--- Given data ---
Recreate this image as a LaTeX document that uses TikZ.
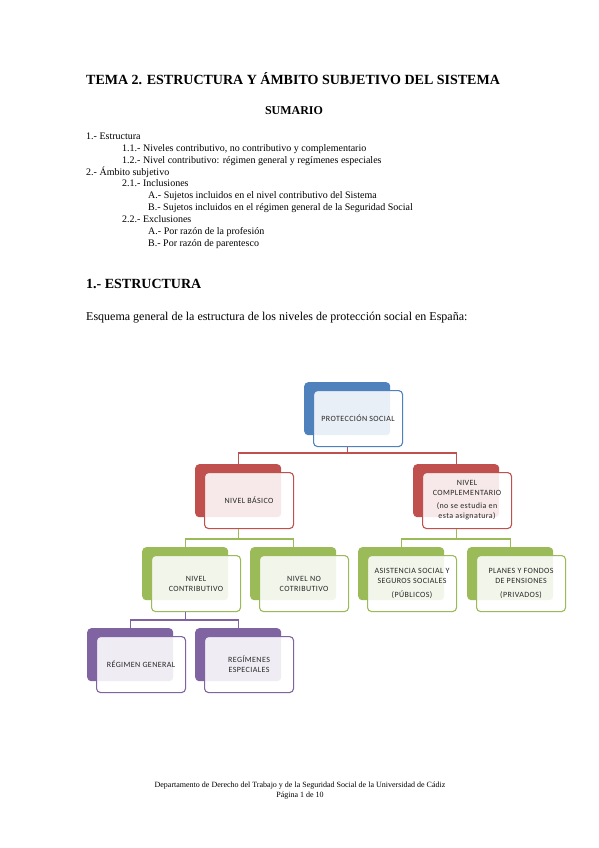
\documentclass[tikz,border=0pt]{standalone}
\usepackage{fontspec}
\setmainfont{Liberation Serif}
\newfontfamily\boxfont[LetterSpace=5]{Carlito}
\definecolor{cblue}{HTML}{4F81BD}
\definecolor{cred}{HTML}{C0504D}
\definecolor{cgreen}{HTML}{9BBB59}
\definecolor{cpurple}{HTML}{8064A2}
\begin{document}
\begin{tikzpicture}[x=1pt,y=-1pt,
  back/.style={draw=none, fill=#1, rounded corners=4pt, minimum width=86pt, minimum height=53pt, inner sep=0pt, anchor=north west},
  front/.style={draw=#1, line width=1.1pt, fill=white, fill opacity=0.88, text opacity=1, rounded corners=4pt, minimum width=89pt, minimum height=56pt, inner sep=1pt, anchor=north west, align=center, font=\boxfont\fontsize{8}{10}\selectfont, text=black!85, xshift=9pt, yshift=-8pt},
  conn/.style={draw=#1, line width=1.3pt},
  txt/.style={anchor=base west, inner sep=0pt, font=\fontsize{10}{12}\selectfont}]
\fill[white] (0,0) rectangle (599,848);
\useasboundingbox (0,0) rectangle (599,848);
% header texts
\node[anchor=base west, inner sep=0pt, font=\bfseries\fontsize{14}{16}\selectfont] (title) at (86,85) {TEMA 2. ESTRUCTURA Y ÁMBITO SUBJETIVO DEL SISTEMA};
\node[anchor=base, inner sep=0pt, font=\bfseries\fontsize{12}{14}\selectfont] (sumario) at (294,115) {SUMARIO};
\node[txt] (l1) at (86,139.5) {1.- Estructura};
\node[txt] (l2) at (122,151.4) {1.1.- Niveles contributivo, no contributivo y complementario};
\node[txt] (l3) at (122,163.2) {1.2.- Nivel contributivo: régimen general y regímenes especiales};
\node[txt] (l4) at (86,175.1) {2.- Ámbito subjetivo};
\node[txt] (l5) at (122,186.9) {2.1.- Inclusiones};
\node[txt] (l6) at (148,198.8) {A.- Sujetos incluidos en el nivel contributivo del Sistema};
\node[txt] (l7) at (148,210.6) {B.- Sujetos incluidos en el régimen general de la Seguridad Social};
\node[txt] (l8) at (122,222.5) {2.2.- Exclusiones};
\node[txt] (l9) at (148,234.3) {A.- Por razón de la profesión};
\node[txt] (l10) at (148,246.2) {B.- Por razón de parentesco};
\node[anchor=base west, inner sep=0pt, font=\bfseries\fontsize{14}{16}\selectfont] (sec) at (86,288) {1.- ESTRUCTURA};
\node[anchor=base west, inner sep=0pt, font=\fontsize{12}{14}\selectfont] (intro) at (86,320) {Esquema general de la estructura de los niveles de protección social en España:};
% boxes
\node[back=cblue] (bprot) at (304,382) {};
\node[front=cblue] (fprot) at (bprot.north west) {PROTECCIÓN SOCIAL};
\node[back=cred] (bbas) at (195,464) {};
\node[front=cred] (fbas) at (bbas.north west) {NIVEL BÁSICO};
\node[back=cred] (bcom) at (413,464) {};
\node[front=cred] (fcom) at (bcom.north west) {NIVEL\\COMPLEMENTARIO\\[3pt](no se estudia en\\esta asignatura)};
\node[back=cgreen] (bcon) at (142,547) {};
\node[front=cgreen] (fcon) at (bcon.north west) {NIVEL\\CONTRIBUTIVO};
\node[back=cgreen] (bnoc) at (250,547) {};
\node[front=cgreen] (fnoc) at (bnoc.north west) {NIVEL NO\\COTRIBUTIVO};
\node[back=cgreen] (basi) at (358,547) {};
\node[front=cgreen] (fasi) at (basi.north west) {ASISTENCIA SOCIAL Y\\SEGUROS SOCIALES\\[4pt](PÚBLICOS)};
\node[back=cgreen] (bpla) at (467,547) {};
\node[front=cgreen] (fpla) at (bpla.north west) {PLANES Y FONDOS\\DE PENSIONES\\[4pt](PRIVADOS)};
\node[back=cpurple] (brg) at (87,628) {};
\node[front=cpurple] (frg) at (brg.north west) {RÉGIMEN GENERAL};
\node[back=cpurple] (bre) at (195,628) {};
\node[front=cpurple] (fre) at (bre.north west) {REGÍMENES\\ESPECIALES};
% connectors
\draw[conn=cred] (bprot.center |- fprot.south) -- ++(0,6) -| (bbas.north);
\draw[conn=cred] (bprot.center |- fprot.south) -- ++(0,6) -| (bcom.north);
\draw[conn=cgreen] (bbas.center |- fbas.south) -- ++(0,10) -| (bcon.north);
\draw[conn=cgreen] (bbas.center |- fbas.south) -- ++(0,10) -| (bnoc.north);
\draw[conn=cgreen] (bcom.center |- fcom.south) -- ++(0,10) -| (basi.north);
\draw[conn=cgreen] (bcom.center |- fcom.south) -- ++(0,10) -| (bpla.north);
\draw[conn=cpurple] (bcon.center |- fcon.south) -- ++(0,8) -| (brg.north);
\draw[conn=cpurple] (bcon.center |- fcon.south) -- ++(0,8) -| (bre.north);
% footer
\node[anchor=base, inner sep=0pt, font=\fontsize{8}{9}\selectfont] (foot1) at (300,787) {Departamento de Derecho del Trabajo y de la Seguridad Social de la Universidad de Cádiz};
\node[anchor=base, inner sep=0pt, font=\fontsize{8}{9}\selectfont] (foot2) at (300,797) {Página 1 de 10};
\end{tikzpicture}
\end{document}
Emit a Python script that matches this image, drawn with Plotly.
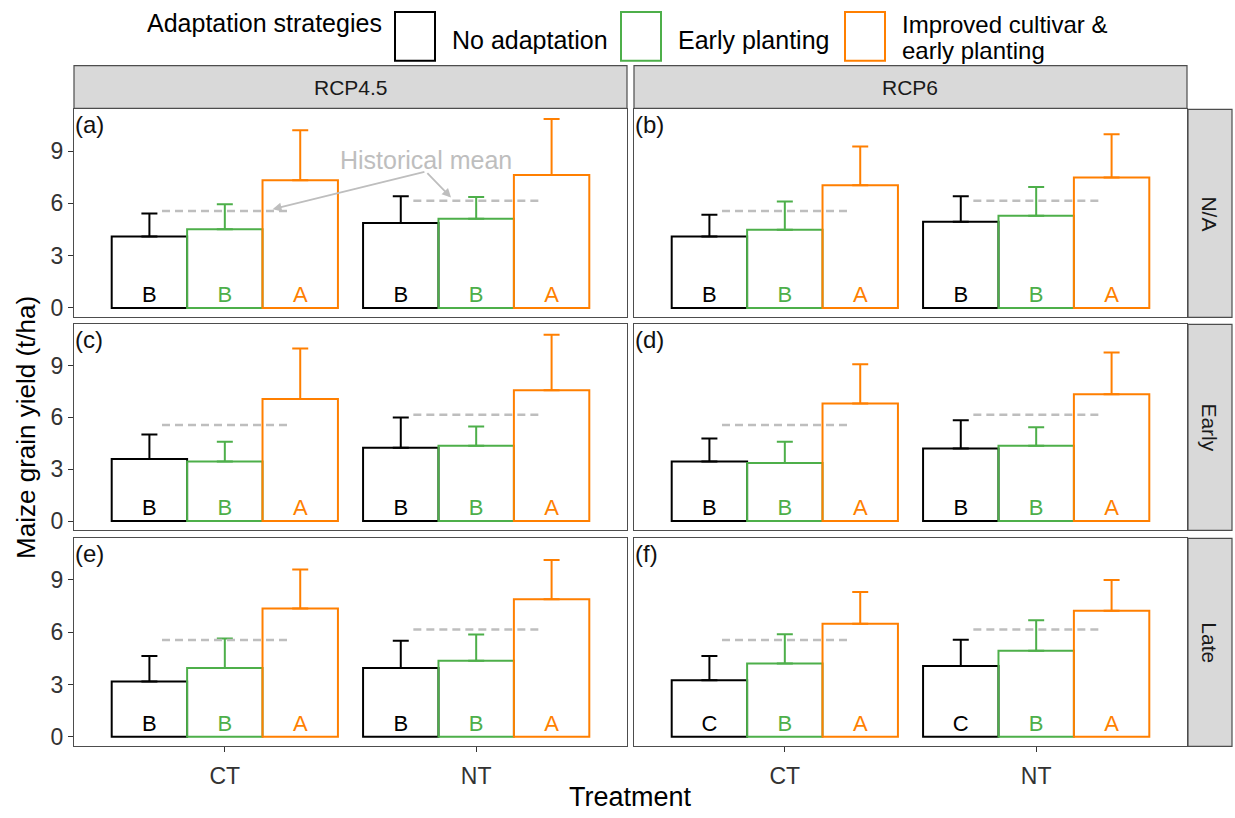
import plotly.graph_objects as go

W, H = 1235, 818
FONT = "Liberation Sans, Arial, sans-serif"

# ---------------- data ----------------
treatments = ["CT", "NT"]
rcps = ["RCP4.5", "RCP6"]
timings = ["N/A", "Early", "Late"]
strategy_names = ["No adaptation", "Early planting", "Improved cultivar &", "early planting"]
colors = ["#000000", "#4DAF4A", "#FF7F00"]
panel_tags = ["(a)", "(b)", "(c)", "(d)", "(e)", "(f)"]

# panels in order a..f : (RCP4.5,N/A),(RCP6,N/A),(RCP4.5,Early),(RCP6,Early),(RCP4.5,Late),(RCP6,Late)
# each entry: [CT, NT]
mean_no_adapt = [[4.10, 4.87], [4.10, 4.94], [3.59, 4.24], [3.44, 4.20], [3.17, 3.95], [3.24, 4.06]]
sd_no_adapt = [[1.32, 1.54], [1.24, 1.47], [1.42, 1.76], [1.34, 1.63], [1.46, 1.56], [1.39, 1.51]]
mean_early = [[4.52, 5.11], [4.48, 5.29], [3.44, 4.36], [3.36, 4.36], [3.95, 4.37], [4.20, 4.94]]
sd_early = [[1.43, 1.26], [1.63, 1.64], [1.15, 1.11], [1.23, 1.07], [1.69, 1.50], [1.69, 1.75]]
mean_improved = [[7.33, 7.63], [7.04, 7.48], [7.07, 7.57], [6.80, 7.34], [7.36, 7.89], [6.48, 7.23]]
sd_improved = [[2.86, 3.21], [2.22, 2.48], [2.92, 3.21], [2.28, 2.41], [2.23, 2.25], [1.82, 1.77]]
letters_no_adapt = [["B", "B"], ["B", "B"], ["B", "B"], ["B", "B"], ["B", "B"], ["C", "C"]]
letters_early = [["B", "B"], ["B", "B"], ["B", "B"], ["B", "B"], ["B", "B"], ["B", "B"]]
letters_improved = [["A", "A"], ["A", "A"], ["A", "A"], ["A", "A"], ["A", "A"], ["A", "A"]]
historical_mean = [5.56, 6.15]  # CT, NT
y_ticks = [0, 3, 6, 9]

means = [mean_no_adapt, mean_early, mean_improved]
sds = [sd_no_adapt, sd_early, sd_improved]
letters = [letters_no_adapt, letters_early, letters_improved]

# ---------------- layout geometry (px) ----------------
col_x = [(74, 627), (634, 1187)]
row_y = [(110, 319), (326, 533), (541, 750)]
strip_top = (66, 109)
strip_right = (1188, 1232)

def px(x):
    return x / W

def py(y):
    return 1 - y / H

bar_w = 0.3
dodge = [-0.3, 0.0, 0.3]
label_y = 0.67

top = max(m + s for M, S in zip(means, sds) for pm, ps in zip(M, S) for m, s in zip(pm, ps))
y_range = [-0.05 * top, top * 1.05]

fig = go.Figure()
layout = {}
annotations = []
shapes = []

line_col = "#4D4D4D"
tick_font = dict(family=FONT, size=23, color="#333333")


def label(text, x, y, size, color="#000000", xanchor="center", yanchor="middle", **kw):
    d = dict(text=text, xref="paper", yref="paper", x=px(x), y=py(y), xanchor=xanchor,
             yanchor=yanchor, showarrow=False, font=dict(family=FONT, size=size, color=color))
    d.update(kw)
    annotations.append(d)


for r in range(3):
    for c in range(2):
        k = r * 2 + c
        n = k + 1
        sfx = "" if n == 1 else str(n)
        xref, yref = "x" + sfx, "y" + sfx
        layout["xaxis" + sfx] = dict(
            domain=[px(col_x[c][0]), px(col_x[c][1])], range=[0.4, 2.6], anchor=yref,
            tickvals=[1, 2], ticktext=treatments, showticklabels=(r == 2),
            ticks="outside" if r == 2 else "", ticklen=5, tickcolor="#333333", tickwidth=1,
            ticklabelstandoff=4,
            showline=True, mirror=True, linecolor=line_col, linewidth=1.2,
            showgrid=False, zeroline=False, tickfont=tick_font, fixedrange=True)
        layout["yaxis" + sfx] = dict(
            domain=[py(row_y[r][1]), py(row_y[r][0])], range=y_range, anchor=xref,
            tickvals=y_ticks, showticklabels=(c == 0),
            ticks="outside" if c == 0 else "", ticklen=5, tickcolor="#333333", tickwidth=1,
            showline=True, mirror=True, linecolor=line_col, linewidth=1.2,
            showgrid=False, zeroline=False, tickfont=tick_font, fixedrange=True)

        # historical mean dashed segments
        for t, h in enumerate(historical_mean):
            fig.add_trace(go.Scatter(
                x=[t + 1 - 0.25, t + 1 + 0.25], y=[h, h], mode="lines",
                line=dict(color="#BEBEBE", width=2.5, dash="8px,5px"),
                xaxis=xref, yaxis=yref, showlegend=False, hoverinfo="skip"))

        for s in range(3):
            xs = [t + 1 + dodge[s] for t in range(len(treatments))]
            fig.add_trace(go.Bar(
                x=xs, y=means[s][k], width=bar_w,
                marker=dict(color="rgba(0,0,0,0)", line=dict(color=colors[s], width=2)),
                error_y=dict(type="data", array=sds[s][k], arrayminus=[0] * len(xs),
                             symmetric=False, color=colors[s], thickness=2, width=8),
                xaxis=xref, yaxis=yref, showlegend=False))
            fig.add_trace(go.Scatter(
                x=xs, y=[label_y] * len(xs), mode="text", text=letters[s][k],
                textfont=dict(family=FONT, size=22, color=colors[s]),
                xaxis=xref, yaxis=yref, showlegend=False, hoverinfo="skip"))

        annotations.append(dict(
            text=panel_tags[k], xref=xref + " domain", yref=yref + " domain", x=0, y=1,
            xanchor="left", yanchor="top", showarrow=False, xshift=-1, yshift=0,
            font=dict(family=FONT, size=24, color="#111111")))

# strips
for c in range(2):
    shapes.append(dict(type="rect", xref="paper", yref="paper",
                       x0=px(col_x[c][0]), x1=px(col_x[c][1]), y0=py(strip_top[1]), y1=py(strip_top[0]),
                       fillcolor="#D9D9D9", line=dict(color=line_col, width=1.2)))
    label(rcps[c], (col_x[c][0] + col_x[c][1]) / 2, sum(strip_top) / 2, 21, "#1A1A1A")
for r in range(3):
    shapes.append(dict(type="rect", xref="paper", yref="paper",
                       x0=px(strip_right[0]), x1=px(strip_right[1]), y0=py(row_y[r][1]), y1=py(row_y[r][0]),
                       fillcolor="#D9D9D9", line=dict(color=line_col, width=1.2)))
    label(timings[r], sum(strip_right) / 2, sum(row_y[r]) / 2, 21, "#1A1A1A", textangle=90)

# axis titles
label("Maize grain yield (t/ha)", 26, (row_y[0][0] + row_y[2][1]) / 2, 26, textangle=-90)
label("Treatment", (col_x[0][0] + col_x[1][1]) / 2, 801, 27)

# historical mean annotation (panel a)
annotations.append(dict(text="Historical mean", xref="x", yref="y", x=1.80, y=8.5,
                        xanchor="center", yanchor="middle",
                        showarrow=False, font=dict(family=FONT, size=25, color="#BEBEBE")))
for hx, hy in [(1.19, 5.66), (1.90, 6.33)]:
    annotations.append(dict(text="", xref="x", yref="y", axref="x", ayref="y",
                            x=hx, y=hy, ax=1.80, ay=7.82, showarrow=True,
                            arrowhead=2, arrowsize=1, arrowwidth=1.8, arrowcolor="#BEBEBE"))

# legend
label("Adaptation strategies", 145, 23, 25, xanchor="left")
key_x = [395, 621, 845]
for s in range(3):
    shapes.append(dict(type="rect", xref="paper", yref="paper",
                       x0=px(key_x[s]), x1=px(key_x[s] + 40), y0=py(61), y1=py(12),
                       fillcolor="white", line=dict(color=colors[s], width=2)))
label(strategy_names[0], key_x[0] + 55, 40, 25, xanchor="left")
label(strategy_names[1], key_x[1] + 55, 40, 25, xanchor="left")
label(strategy_names[2], key_x[2] + 55, 25, 24, xanchor="left")
label(strategy_names[3], key_x[2] + 55, 51, 24, xanchor="left")

layout.update(dict(
    width=W, height=H, autosize=False, margin=dict(l=0, r=0, t=0, b=0),
    paper_bgcolor="white", plot_bgcolor="white", barmode="overlay",
    annotations=annotations, shapes=shapes, showlegend=False,
    font=dict(family=FONT)))
fig.update_layout(**layout)

fig.write_html("out.html", config={"displayModeBar": False},
               post_script="document.body.style.margin='0';document.body.style.padding='0';")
---
What to work on: Among the lines above, determine how many hold the word "that"; report the figure alone.

Written reply: 2